6. Un (inconcludente) epilogo
In una commedia di Carlo Goldoni, non tra quelle più famose ma non per questo meno gustosa, intitolata (guarda caso) “La bancarotta, o sia il mercante fallito”, il protagonista, Pantalone de’ Bisognosi, prende atto nell’epilogo che “Un marcante che ha falio per poco giudizio, fina che el xe in desgrazia, el pensa a remetterse; co l’è remesso, el cerca la strada de tornar a falir”.
Sinceramente è difficile prevedere ora quali saranno gli approdi pratici, applicativi e interpretativi della procedura di informazione sindacale di cui si è trattato, e, ancora più in là, quale sarà il futuro degli strumenti compositivi e di regolazione della crisi e dell’insolvenza, se sapranno reggere la sfida degli “Hard Times” e costituire una reale opportunità di risanamento e di ripartenza dell’imprenditore in limine decoctionis, o non piuttosto un’ulteriore attestazione di sfiducia, come ripeterebbe Renzo Costi, sulle capacità del mercato di liberare i fattori produttivi di un’impresa in crisi, senza necessità di interventi conservativi ab extra.

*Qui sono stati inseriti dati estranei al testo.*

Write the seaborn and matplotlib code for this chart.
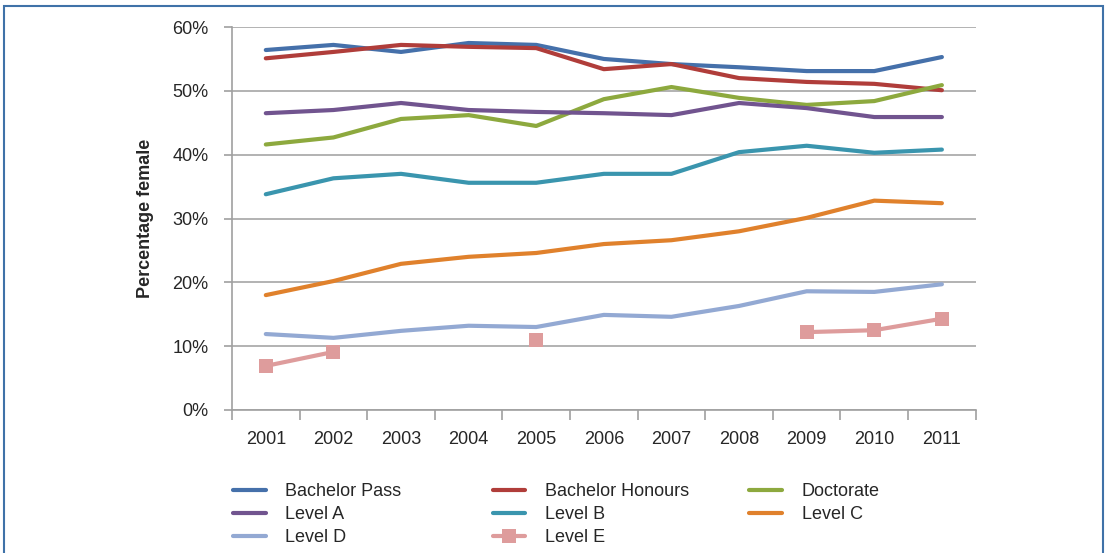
import matplotlib
matplotlib.use("Agg")
import matplotlib.pyplot as plt
import matplotlib.patches as patches
from matplotlib.lines import Line2D
import seaborn as sns
import numpy as np
import pandas as pd

years = ["2001", "2002", "2003", "2004", "2005", "2006", "2007", "2008", "2009", "2010", "2011"]

bachelor_pass = [56.4, 57.2, 56.1, 57.5, 57.2, 55.0, 54.2, 53.7, 53.1, 53.1, 55.3]
bachelor_honours = [55.1, 56.1, 57.2, 56.9, 56.7, 53.4, 54.2, 52.0, 51.4, 51.1, 50.1]
doctorate = [41.6, 42.7, 45.6, 46.2, 44.5, 48.7, 50.6, 48.9, 47.8, 48.4, 50.9]
level_a = [46.5, 47.0, 48.1, 47.0, 46.7, 46.5, 46.2, 48.1, 47.3, 45.9, 45.9]
level_b = [33.8, 36.3, 37.0, 35.6, 35.6, 37.0, 37.0, 40.4, 41.4, 40.3, 40.8]
level_c = [18.0, 20.2, 22.9, 24.0, 24.6, 26.0, 26.6, 28.0, 30.1, 32.8, 32.4]
level_d = [11.9, 11.3, 12.4, 13.2, 13.0, 14.9, 14.6, 16.3, 18.6, 18.5, 19.7]
level_e = [6.9, 9.1, np.nan, np.nan, 11.0, np.nan, np.nan, np.nan, 12.2, 12.5, 14.3]

series = {
    "Bachelor Pass": bachelor_pass,
    "Bachelor Honours": bachelor_honours,
    "Doctorate": doctorate,
    "Level A": level_a,
    "Level B": level_b,
    "Level C": level_c,
    "Level D": level_d,
    "Level E": level_e,
}
colors = {
    "Bachelor Pass": "#4570AA",
    "Bachelor Honours": "#B03D3A",
    "Doctorate": "#8DA93E",
    "Level A": "#71548F",
    "Level B": "#3A95AE",
    "Level C": "#E0812C",
    "Level D": "#93A9D3",
    "Level E": "#DE9C9C",
}

# long table; split each series into runs so NaN gaps break the line
rows = []
for name, vals in series.items():
    seg = 0
    for i, v in enumerate(vals):
        if np.isnan(v):
            seg += 1
            continue
        rows.append({"series": name, "x": i, "value": v, "unit": f"{name}-{seg}"})
df = pd.DataFrame(rows)

sns.set_style("white")
plt.rcParams["font.family"] = ["Liberation Sans Narrow", "Liberation Sans", "DejaVu Sans"]

fig = plt.figure(figsize=(11.1, 5.53), dpi=100)
ax = fig.add_axes([0.209, 0.2586, 0.670, 0.6925])

for name in series:
    sub = df[df["series"] == name]
    is_e = name == "Level E"
    sns.lineplot(data=sub, x="x", y="value", units="unit", estimator=None,
                 color=colors[name], lw=3, ax=ax,
                 marker="s" if is_e else None, markersize=10 if is_e else None,
                 markeredgewidth=0, legend=False)

ax.set_xlim(-0.5, 10.5)
ax.set_ylim(0, 60)
ax.set_yticks(np.arange(0, 61, 10))
ax.set_yticklabels([f"{v}%" for v in range(0, 61, 10)])
ax.set_xticks(np.arange(-0.5, 11, 1))
ax.set_xticklabels([])
ax.set_xticks(np.arange(11), minor=True)
ax.set_xticklabels(years, minor=True)
ax.tick_params(axis="x", which="major", length=7, color="#a0a0a0", width=1.2, direction="out", bottom=True)
ax.tick_params(axis="x", which="minor", length=0, pad=15, labelsize=13)
ax.tick_params(axis="y", length=6, color="#a0a0a0", width=1.2, direction="out", left=True, labelsize=13, pad=11)
ax.grid(axis="y", color="#a6a6a6", lw=1.2)
ax.set_axisbelow(True)
for s in ["top", "right"]:
    ax.spines[s].set_visible(False)
for s in ["left", "bottom"]:
    ax.spines[s].set_color("#a0a0a0")
    ax.spines[s].set_linewidth(1.2)
ax.set_xlabel("")
ax.set_ylabel("Percentage female", fontsize=13, fontweight="bold", labelpad=13)

def handle(name):
    if name == "Level E":
        return Line2D([], [], color=colors[name], lw=3, marker="s", markersize=10, markeredgewidth=0)
    return Line2D([], [], color=colors[name], lw=3)

# legend: three columns, read row-wise like the original
cols = [["Bachelor Pass", "Level A", "Level D"],
        ["Bachelor Honours", "Level B", "Level E"],
        ["Doctorate", "Level C"]]
xs = [0.210, 0.444, 0.675]
for col, x0 in zip(cols, xs):
    fig.legend([handle(n) for n in col], col, loc="upper left", bbox_to_anchor=(x0, 0.126),
               frameon=False, fontsize=13, handlelength=1.8, handletextpad=1.1,
               labelspacing=0.32, borderaxespad=0, borderpad=0)

fig.patches.append(patches.Rectangle((0.004, -0.01), 0.990, 1.0, transform=fig.transFigure,
                                     fill=False, edgecolor="#3F72A8", lw=1.5))

fig.savefig("out.png", dpi=100)
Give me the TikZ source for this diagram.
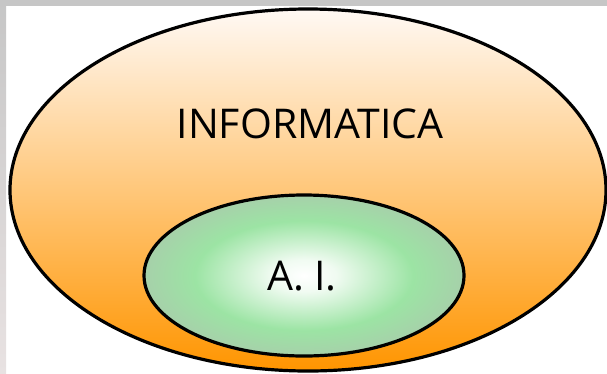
\documentclass[tikz,border=0pt]{standalone}
\usepackage{fontspec}
\setmainfont{Open Sans}
\definecolor{frame}{HTML}{C6C6C6}
\definecolor{framelow}{HTML}{E8E2E2}
\definecolor{inftop}{HTML}{FFF9F4}
\definecolor{infmid}{HTML}{FFD3A8}
\definecolor{infbot}{HTML}{FF9500}
\definecolor{aigreen}{HTML}{9CE4A4}
\definecolor{aiedge}{HTML}{AEC2AE}
\pgfdeclareradialshading{aishade}{\pgfpoint{0bp}{0bp}}{color(0bp)=(white); color(5bp)=(white!85!aigreen); color(17bp)=(aigreen); color(31bp)=(aiedge); color(50bp)=(aiedge)}
\tikzset{
  outline/.style={draw=black, line width=3.2pt},
  label/.style={font=\fontsize{41}{41}\selectfont, text=black, inner sep=0pt, text depth=0pt},
}
\begin{document}
\begin{tikzpicture}[x=1pt, y=-1pt]
\useasboundingbox (0,0) rectangle (607,373);
\clip (0,0) rectangle (607,373);
\fill[white] (0,0) rectangle (607,373);
\fill[frame] (0,0) rectangle (607,5.5);
\shade[top color=frame, bottom color=framelow] (0,0) rectangle (6,373);
\coordinate (infc) at (308,190);
\coordinate (aic) at (304,275.5);
\shade[outline, top color=inftop, middle color=infmid, bottom color=infbot] (infc) ellipse [x radius=298, y radius=181];
\shade[outline, shading=aishade] (aic) ellipse [x radius=160, y radius=80.5];
\node[label] (inf) at (310,123.5) {INFORMATICA};
\node[label] (ai) at (302,276) {A. I.};
\end{tikzpicture}
\end{document}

Per quanto sia terribilmente difficile e sfibrante – ne ho piena contezza – trovare un giusto punto di sintesi e un “centro di gravità permanente” quando tali strumenti regolativi s’incontrano (e si scontrano) con valori di rango costituzionale, resta certo che si dovrà sempre tenere alta e desta l’attenzione affinché i primi non si trasformino in comodi grimaldelli adatti a ogni iniziativa invasiva, anche la più inappropriata e destrutturante, a scapito dei lavoratori.
E il mio non è e non vuol essere il solito disappunto da droit larmoyant: semplicemente, la scottante esperienza delle emergenze appena trascorse (in attesa di quelle imminenti) ha dimostrato che i lavoratori proprio non se lo meritano.